Meditations in Acts : 29 : The Need to Repent
Acts 2:37,38 When the people heard this, they were cut to the heart and said to Peter and the other apostles, “Brothers, what shall we do?” Peter replied, “Repent and be baptized, every one of you, in the name of Jesus Christ for the forgiveness of your sins.
Sometimes preachers appear a little unsure how to conclude their message or sermon and so ramble on, but Peter isn’t given that opportunity. This ‘sermon’ comes with such clarity and anointing that it produces instant response in his listeners. Luke tells us that they “were cut to the heart” meaning they were deeply moved. Oh, for sermons like that today! A sermon isn’t like a nice little ‘talk’; it should be a displaying of the facts of salvation that reveals needs in the people and it should come with such authority that people know they have to do something about it.
These people were deeply moved by the facts that had been laid before them and the Old Testament prophetic support that helped explain those facts, so much so that they couldn’t hold themselves back. Note “they said to Peter”. He wasn’t so distant from them that they couldn’t speak directly to him. But note also “and the other apostles.” It was still clear and obvious who this distinct bunch were and so listeners turned to the nearest of the apostolic group there and questioned them.
Note that this sermon was so clear and anointed that it raised questions in the listeners about how they should respond. Good preaching does that. It doesn’t just present information, it does it in such a way that need is revealed and obviously response is needed. “Brothers, what shall we do?” was their response.
Peter is quite clear on what they need to do: “Peter replied, “Repent and be baptized, every one of you, in the name of Jesus Christ for the forgiveness of your sins.” (v.38a). If the facts presented to us in the sermon reveal something we haven’t done or something we shouldn’t have done, then it is obvious that a response is necessary of disciples to correct it, and correcting it means first acknowledging it, acknowledging the wrong and determining to put it right. That is what repentance is. It is an acknowledgement of failure – and we all do it – and a recognition that I need to do something about it. That is what leads to receiving God’s forgiveness.

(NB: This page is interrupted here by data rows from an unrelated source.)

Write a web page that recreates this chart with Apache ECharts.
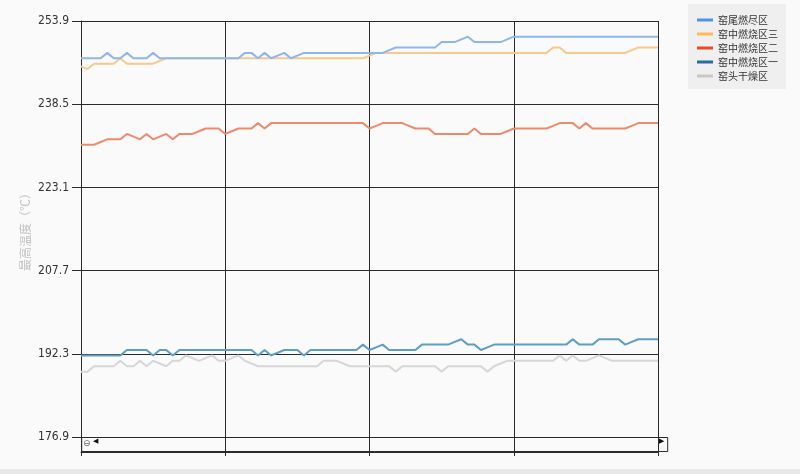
<!DOCTYPE html>
<html>
<head>
<meta charset="utf-8">
<script src="https://cdn.jsdelivr.net/npm/echarts@6/dist/echarts.min.js"></script>
<style>
html,body{margin:0;padding:0;background:#fafafa;}
#c{width:800px;height:474px;}
</style>
</head>
<body>
<div id="c"></div>
<script>
// ---------- DATA ----------
const seriesNames = ['窑尾燃尽区', '窑中燃烧区三', '窑中燃烧区二', '窑中燃烧区一', '窑头干燥区'];
const yAxisName = '最高温度（℃）';
const yMin = 176.9, yMax = 253.9, yStep = 15.4;   // ticks: 176.9 192.3 207.7 223.1 238.5 253.9

const kilnTail = [
  247,247,247,247,248,247,247,248,247,247,
  247,248,247,247,247,247,247,247,247,247,
  247,247,247,247,247,248,248,247,248,247,
  247.5,248,247,247.5,248,248,248,248,248,248,
  248,248,248,248,248,248,248,248.5,249,249,
  249,249,249,249,249,250,250,250,250.5,251,
  250,250,250,250,250,250.5,251,251,251,251,
  251,251,251,251,251,251,251,251,251,251,
  251,251,251,251,251,251,251,251,251
];
const kilnMid3 = [
  245.5,245,246,246,246,246,247,246,246,246,
  246,246,246.5,247,247,247,247,247,247,247,
  247,247,247,247,247,247,247,247,247,247,
  247,247,247,247,247,247,247,247,247,247,
  247,247,247,247,247.5,248,248,248,248,248,
  248,248,248,248,248,248,248,248,248,248,
  248,248,248,248,248,248,248,248,248,248,
  248,248,249,249,248,248,248,248,248,248,
  248,248,248,248,248.5,249,249,249,249
];
const kilnMid2 = [
  231,231,231,231.5,232,232,232,233,232.5,232,
  233,232,232.5,233,232,233,233,233,233.5,234,
  234,234,233,233.5,234,234,234,235,234,235,
  235,235,235,235,235,235,235,235,235,235,
  235,235,235,235,234,234.5,235,235,235,235,
  234.5,234,234,234,233,233,233,233,233,233,
  234,233,233,233,233,233.5,234,234,234,234,
  234,234,234.5,235,235,235,234,235,234,234,
  234,234,234,234,234.5,235,235,235,235
];
const kilnMid1 = [
  192,192,192,192,192,192,192,193,193,193,
  193,192,193,193,192,193,193,193,193,193,
  193,193,193,193,193,193,193,192,193,192,
  192.5,193,193,193,192,193,193,193,193,193,
  193,193,193,194,193,193.5,194,193,193,193,
  193,193,194,194,194,194,194,194.5,195,194,
  194,193,193.5,194,194,194,194,194,194,194,
  194,194,194,194,194,195,194,194,194,195,
  195,195,195,194,194.5,195,195,195,195
];
const kilnHead = [
  189,189,190,190,190,190,191,190,190,191,
  190,191,190.5,190,191,191,192,191.5,191,191.5,
  192,191,191,191.5,192,191,190.5,190,190,190,
  190,190,190,190,190,190,190,191,191,191,
  190.5,190,190,190,190,190,190,190,189,190,
  190,190,190,190,190,189,190,190,190,190,
  190,190,189,190,190.5,191,191,191,191,191,
  191,191,191,192,191,192,191,191,191.5,192,
  191.5,191,191,191,191,191,191,191,191
];
// category labels (not displayed in the reference): sample index
const categories = kilnTail.map((_, i) => String(i + 1));

const seriesData = [kilnTail, kilnMid3, kilnMid2, kilnMid1, kilnHead];
const lineColors = ['#8db6ec', '#f8c98c', '#ee8a6c', '#5e9ec2', '#d6d6d6'];
const legendColors = ['#4d94e8', '#fbbb58', '#e84a22', '#2a6a9c', '#c8c8c8'];

// ---------- CHART ----------
const chart = echarts.init(document.getElementById('c'), null, {renderer: 'canvas'});
const AX = '#2a2a2a';
const NUMFONT = "'Liberation Sans Narrow','DejaVu Sans Condensed','Liberation Sans',sans-serif";
const CJK = "'Noto Sans CJK SC','Noto Sans',sans-serif";

const option = {
  animation: false,
  backgroundColor: '#fafafa',
  grid: {left: 81, right: 142, top: 21, bottom: 37, containLabel: false},
  legend: {
    orient: 'vertical', left: 688, top: 4,
    padding: [9, 8, 6, 9],
    backgroundColor: '#efefef',
    itemWidth: 16, itemHeight: 3, itemGap: 0,
    icon: 'rect',
    textStyle: {fontSize: 10, color: '#333', fontFamily: CJK, lineHeight: 14},
    data: seriesNames.map((n, i) => ({name: n, itemStyle: {color: legendColors[i]}}))
  },
  xAxis: [{
    type: 'category', data: categories, boundaryGap: false, offset: 15,
    axisLine: {show: true, lineStyle: {color: AX, width: 1}},
    axisTick: {show: true, inside: true, length: 15, interval: 21, lineStyle: {color: AX}},
    axisLabel: {show: false},
    splitLine: {show: true, interval: 21, lineStyle: {color: AX, width: 1}}
  }, {
    type: 'category', data: categories, boundaryGap: false, offset: 15, position: 'bottom',
    axisLine: {show: false},
    axisTick: {show: true, inside: false, length: 4, interval: 21, lineStyle: {color: AX}},
    axisLabel: {show: false},
    splitLine: {show: false}
  }],
  yAxis: {
    type: 'value', min: yMin, max: yMax, interval: yStep,
    name: yAxisName, nameLocation: 'middle', nameGap: 50, nameMoveOverlap: false,
    nameTextStyle: {color: '#c2c2c2', fontSize: 12, fontFamily: CJK},
    axisLine: {show: true, lineStyle: {color: AX, width: 1}},
    axisTick: {show: true, length: 9, lineStyle: {color: AX}},
    axisLabel: {color: '#333', fontSize: 12, margin: 12, fontFamily: NUMFONT,
      formatter: v => v.toFixed(1)},
    splitLine: {show: true, lineStyle: {color: AX, width: 1}}
  },
  dataZoom: [{
    type: 'slider', xAxisIndex: 0, start: 0, end: 100,
    left: 81, right: 132, top: 437, height: 15,
    backgroundColor: 'rgba(0,0,0,0)', borderColor: AX, borderRadius: 0,
    fillerColor: 'rgba(0,0,0,0)',
    showDataShadow: false, showDetail: false, brushSelect: false,
    handleSize: 0, moveHandleSize: 0,
    handleStyle: {opacity: 0, borderWidth: 0},
    emphasis: {handleStyle: {opacity: 0}},
    zoomLock: true
  }],
  graphic: [
    {type: 'text', left: 83, top: 439, style: {text: '⊖', fontSize: 9, fill: '#666', fontFamily: 'DejaVu Sans'}, silent: true},
    {type: 'text', left: 93, top: 438, style: {text: '◀', fontSize: 7, fill: '#111', fontFamily: 'DejaVu Sans'}, silent: true},
    {type: 'text', left: 659, top: 438, style: {text: '▶', fontSize: 7, fill: '#111', fontFamily: 'DejaVu Sans'}, silent: true},
    {type: 'rect', shape: {x: 0, y: 469, width: 800, height: 5}, style: {fill: '#e8e8e8'}, silent: true}
  ],
  series: seriesNames.map((n, i) => ({
    name: n, type: 'line', data: seriesData[i],
    symbol: 'none', smooth: false,
    lineStyle: {color: lineColors[i], width: 2},
    itemStyle: {color: legendColors[i]},
    z: 10 - i
  }))
};
chart.setOption(option);
</script>
</body>
</html>
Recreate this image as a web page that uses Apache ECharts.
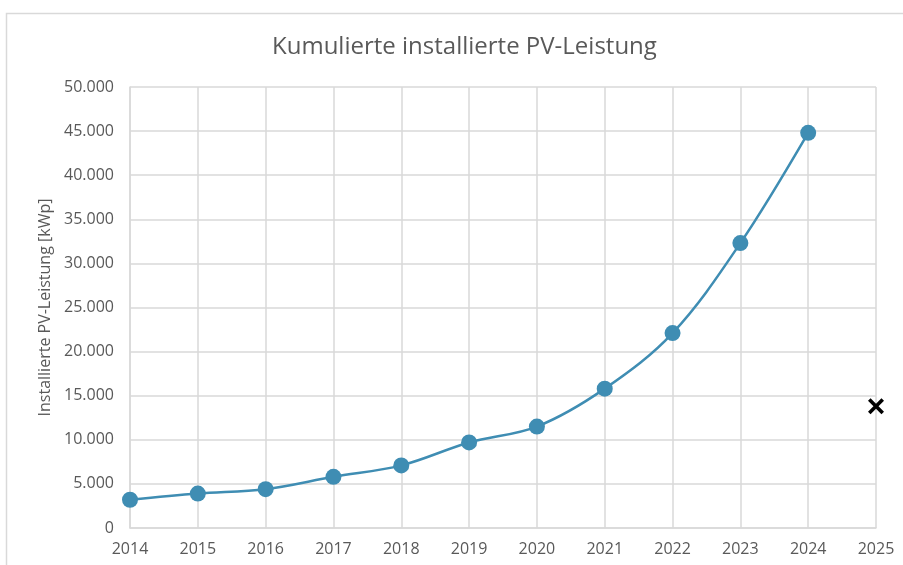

The apostle John wrote, “If we confess our sins, he is faithful and just and will forgive us our sins and purify us from all unrighteousness.” (1 Jn 1:9) Confession there means the same thing: repentance, acknowledgement of failure and need to put it right before God. This isn’t something that only very bad people need to do; we all fail at some time or other and when we do, the path back to God is always the same – repentance.
It is, of course, the path that every single believer has to take to come to Christ, for without that acknowledgment that our past life was godless and self-centred, we cannot come to the place where we surrender our lives to God for Him to lead, and we cannot receive His forgiveness. No, repentance is the absolute requirement for entering the kingdom of God and receiving forgiveness of sins through Christ.
But there is something else Peter adds to repentance, and this is “be baptized”. In some parts of the Church we may play this down but as far as the early church were concerned this was an essential. Jesus was baptized, his disciples were baptized and they baptized all new believers – who were adults. For the early church, baptism was an opportunity to declare your allegiance to Jesus Christ and clearly was a significant part of the process of conversion.
But there is yet more: “And you will receive the gift of the Holy Spirit. The promise is for you and your children and for all who are far off–for all whom the Lord our God will call.” (v.38b,39) The coming of the Holy Spirit to every new believer was a significant part of the Gospel message to indwell, empower, teach and guide.
The question must come for modern preaching, do we present the message of salvation so that the facts of the New Testament are conveyed in such a way that personal need is revealed and responses follow? Is repentance a part of our package along with baptism and the receiving of the Holy Spirit. May we not sell the message short!